[start]
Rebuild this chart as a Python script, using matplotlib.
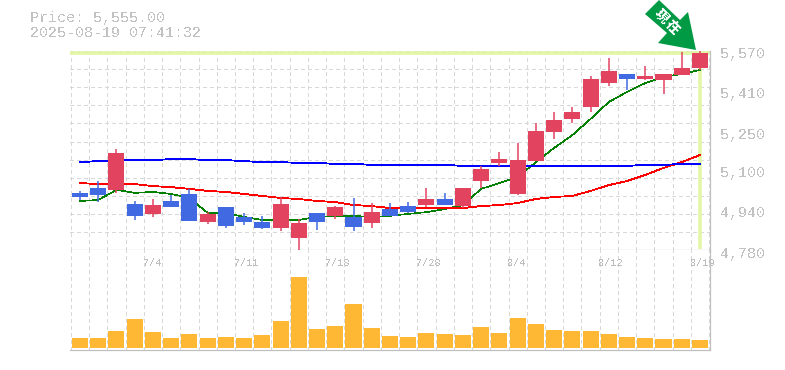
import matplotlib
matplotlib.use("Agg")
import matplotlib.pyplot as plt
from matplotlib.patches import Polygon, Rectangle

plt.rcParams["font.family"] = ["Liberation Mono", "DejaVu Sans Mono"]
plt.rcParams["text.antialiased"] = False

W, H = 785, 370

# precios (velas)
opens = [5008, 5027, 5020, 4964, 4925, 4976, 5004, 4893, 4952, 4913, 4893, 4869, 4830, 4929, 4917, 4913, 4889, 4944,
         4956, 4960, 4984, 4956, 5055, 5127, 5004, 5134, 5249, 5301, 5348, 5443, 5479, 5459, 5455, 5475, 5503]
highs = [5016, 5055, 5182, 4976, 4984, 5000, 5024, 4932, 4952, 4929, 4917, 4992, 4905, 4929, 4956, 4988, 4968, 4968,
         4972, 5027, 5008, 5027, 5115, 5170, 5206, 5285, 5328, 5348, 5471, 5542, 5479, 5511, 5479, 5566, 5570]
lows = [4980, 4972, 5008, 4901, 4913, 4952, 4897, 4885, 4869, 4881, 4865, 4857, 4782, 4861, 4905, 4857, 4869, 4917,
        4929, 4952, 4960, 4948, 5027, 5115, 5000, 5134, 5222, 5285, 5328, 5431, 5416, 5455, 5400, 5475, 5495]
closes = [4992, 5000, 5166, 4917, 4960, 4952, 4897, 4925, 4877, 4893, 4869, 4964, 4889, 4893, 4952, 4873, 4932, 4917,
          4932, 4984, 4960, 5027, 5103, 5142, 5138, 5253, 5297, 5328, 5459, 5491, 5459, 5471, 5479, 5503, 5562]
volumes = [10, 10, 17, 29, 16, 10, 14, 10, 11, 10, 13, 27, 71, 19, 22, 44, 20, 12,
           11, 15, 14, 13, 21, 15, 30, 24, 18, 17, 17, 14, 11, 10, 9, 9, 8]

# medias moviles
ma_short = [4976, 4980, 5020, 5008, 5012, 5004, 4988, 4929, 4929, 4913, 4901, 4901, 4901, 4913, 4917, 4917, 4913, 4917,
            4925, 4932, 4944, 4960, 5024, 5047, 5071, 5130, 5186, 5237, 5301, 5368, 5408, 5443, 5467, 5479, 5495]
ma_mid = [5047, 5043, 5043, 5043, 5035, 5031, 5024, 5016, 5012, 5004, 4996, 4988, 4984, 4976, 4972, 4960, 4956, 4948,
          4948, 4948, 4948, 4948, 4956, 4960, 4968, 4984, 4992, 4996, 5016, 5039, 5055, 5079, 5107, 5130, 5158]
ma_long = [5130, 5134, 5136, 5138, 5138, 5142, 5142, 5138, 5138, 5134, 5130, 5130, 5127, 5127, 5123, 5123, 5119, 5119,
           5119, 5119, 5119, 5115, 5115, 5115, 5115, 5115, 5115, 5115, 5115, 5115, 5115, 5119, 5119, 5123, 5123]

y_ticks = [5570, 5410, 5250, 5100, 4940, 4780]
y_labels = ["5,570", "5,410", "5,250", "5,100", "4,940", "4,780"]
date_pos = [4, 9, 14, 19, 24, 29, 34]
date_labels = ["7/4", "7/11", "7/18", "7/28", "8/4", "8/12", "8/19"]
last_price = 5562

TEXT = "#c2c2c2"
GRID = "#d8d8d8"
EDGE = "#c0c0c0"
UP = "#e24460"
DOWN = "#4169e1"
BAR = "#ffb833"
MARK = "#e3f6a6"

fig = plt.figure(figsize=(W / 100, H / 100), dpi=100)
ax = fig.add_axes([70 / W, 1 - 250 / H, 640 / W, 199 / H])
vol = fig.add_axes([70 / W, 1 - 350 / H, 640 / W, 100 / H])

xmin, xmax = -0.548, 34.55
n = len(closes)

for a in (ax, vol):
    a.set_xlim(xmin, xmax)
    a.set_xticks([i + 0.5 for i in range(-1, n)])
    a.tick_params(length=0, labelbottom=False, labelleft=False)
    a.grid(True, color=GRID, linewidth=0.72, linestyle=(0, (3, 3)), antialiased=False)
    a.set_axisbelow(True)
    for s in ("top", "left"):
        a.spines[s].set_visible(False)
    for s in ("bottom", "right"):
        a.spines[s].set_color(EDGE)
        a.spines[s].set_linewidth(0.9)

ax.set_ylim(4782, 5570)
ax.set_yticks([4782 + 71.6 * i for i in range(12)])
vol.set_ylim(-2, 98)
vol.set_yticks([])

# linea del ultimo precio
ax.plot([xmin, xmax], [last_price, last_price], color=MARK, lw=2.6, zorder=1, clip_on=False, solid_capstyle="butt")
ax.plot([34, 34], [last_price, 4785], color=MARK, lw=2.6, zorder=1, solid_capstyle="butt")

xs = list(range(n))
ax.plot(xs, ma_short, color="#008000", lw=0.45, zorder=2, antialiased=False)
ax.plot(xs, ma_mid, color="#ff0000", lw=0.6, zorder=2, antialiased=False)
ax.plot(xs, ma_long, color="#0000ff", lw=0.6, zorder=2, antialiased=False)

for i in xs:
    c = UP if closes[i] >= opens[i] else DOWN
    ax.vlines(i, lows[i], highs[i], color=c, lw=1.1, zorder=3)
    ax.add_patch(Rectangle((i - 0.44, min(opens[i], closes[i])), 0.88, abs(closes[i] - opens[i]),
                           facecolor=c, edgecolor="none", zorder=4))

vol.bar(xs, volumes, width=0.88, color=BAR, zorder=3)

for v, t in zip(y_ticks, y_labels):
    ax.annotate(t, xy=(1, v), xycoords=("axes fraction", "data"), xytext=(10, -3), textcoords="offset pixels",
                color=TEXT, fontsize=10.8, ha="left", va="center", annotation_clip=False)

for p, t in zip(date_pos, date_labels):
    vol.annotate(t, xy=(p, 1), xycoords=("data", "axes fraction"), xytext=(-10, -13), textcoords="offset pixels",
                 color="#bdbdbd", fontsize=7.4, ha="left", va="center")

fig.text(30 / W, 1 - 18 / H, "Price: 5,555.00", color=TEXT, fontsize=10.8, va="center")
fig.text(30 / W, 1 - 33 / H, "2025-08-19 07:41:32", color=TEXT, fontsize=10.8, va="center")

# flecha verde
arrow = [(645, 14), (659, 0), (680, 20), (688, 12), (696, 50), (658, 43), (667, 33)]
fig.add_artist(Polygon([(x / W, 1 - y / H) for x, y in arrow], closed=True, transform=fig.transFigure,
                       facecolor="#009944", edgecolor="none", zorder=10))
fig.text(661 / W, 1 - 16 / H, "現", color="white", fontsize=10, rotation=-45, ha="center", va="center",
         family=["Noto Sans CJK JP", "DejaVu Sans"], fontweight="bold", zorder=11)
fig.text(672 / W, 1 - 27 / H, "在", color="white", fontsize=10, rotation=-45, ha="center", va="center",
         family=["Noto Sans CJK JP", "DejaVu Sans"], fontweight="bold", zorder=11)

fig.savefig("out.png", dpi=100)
[end]
# Work instructions
Reproduce exactly the run of lines that opens the listing and closes with the line holding "W, H = 785, 370". Pictures are excluded.

# The response
Rebuild this chart as a Python script, using matplotlib.
import matplotlib
matplotlib.use("Agg")
import matplotlib.pyplot as plt
from matplotlib.patches import Polygon, Rectangle

plt.rcParams["font.family"] = ["Liberation Mono", "DejaVu Sans Mono"]
plt.rcParams["text.antialiased"] = False

W, H = 785, 370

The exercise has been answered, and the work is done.